Why it is valuable: RACI is one of IbD’s personal favorites – and one that we use internally for every single project that we do. RACI – which stands for Responsible, Accountable, Consulted, and Informed – is a responsibility matrix that clearly assigns responsibilities for different elements of a project. The result is more efficient meetings with the right people, fewer project bottlenecks, clearer decision-making, and more empowered staff. Seems too good to be true? It’s not – try it and see why it is an IbD staple.

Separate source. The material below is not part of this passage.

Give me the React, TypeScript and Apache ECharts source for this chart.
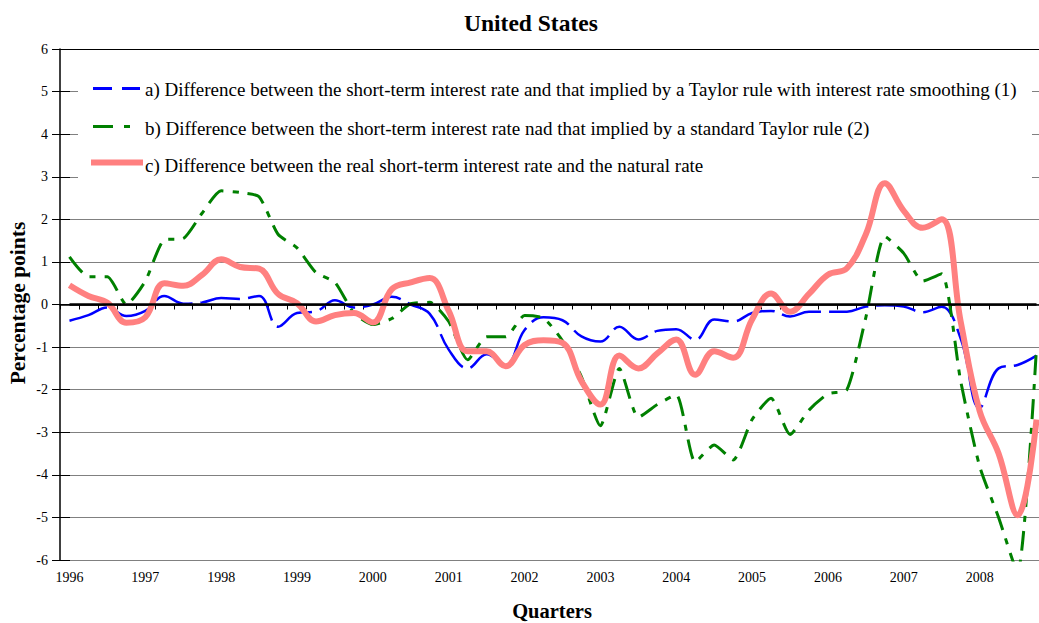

In practice: Use RACI in a variety of contexts, from smaller activities to larger and more complex projects. To learn more about how to use RACI, see our previous blog, or download our free RACI template here.
Workload Management Chart
Why it is valuable: Human capacity is often a project’s most valuable resource, and workload management charts help staff to critically assess the level of effort a task or activity will take and make wise decisions about their time. They help ensure staff effort is evenly distributed, no one person is overloaded, and people with time to spare can take on new tasks. When used well, these charts help staff deliver work products on time, maximize the use of limited resources, and help to effectively assign new work.
In practice: Workload management charts can be easily made in Excel or Google Sheets, and customized to fit your team’s needs. Often the elements of the chart will include a list of all the activities for which a staff member is responsible, and a percentage estimate of how much of their time will be taken up executing each activity per a given time interval.
Why it is valuable: When implementation begins, it is often difficult to determine how best to monitor the progress of activities without detracting from actually doing them. Activity dashboards are a practical way to monitor whether the things you have set out to do are actually taking place and are on track. This tool can occur on a scale of simplicity based on your team’s needs, and can be managed through a variety of platforms.
In practice: A number of software options can help a team track activities and outcomes, but you do not need fancy software to create a useful and informative activity dashboard. Use Excel or Google Sheets to easily create an activity dashboard. These platforms can also be programmed to generate automatic charts that offer an instant snapshot of how project implementation is going. Colors, numbers, and graphs can all be used to provide a quick and meaningful way to understand how a project is progressing, so that you can discuss it with your team and stay on track.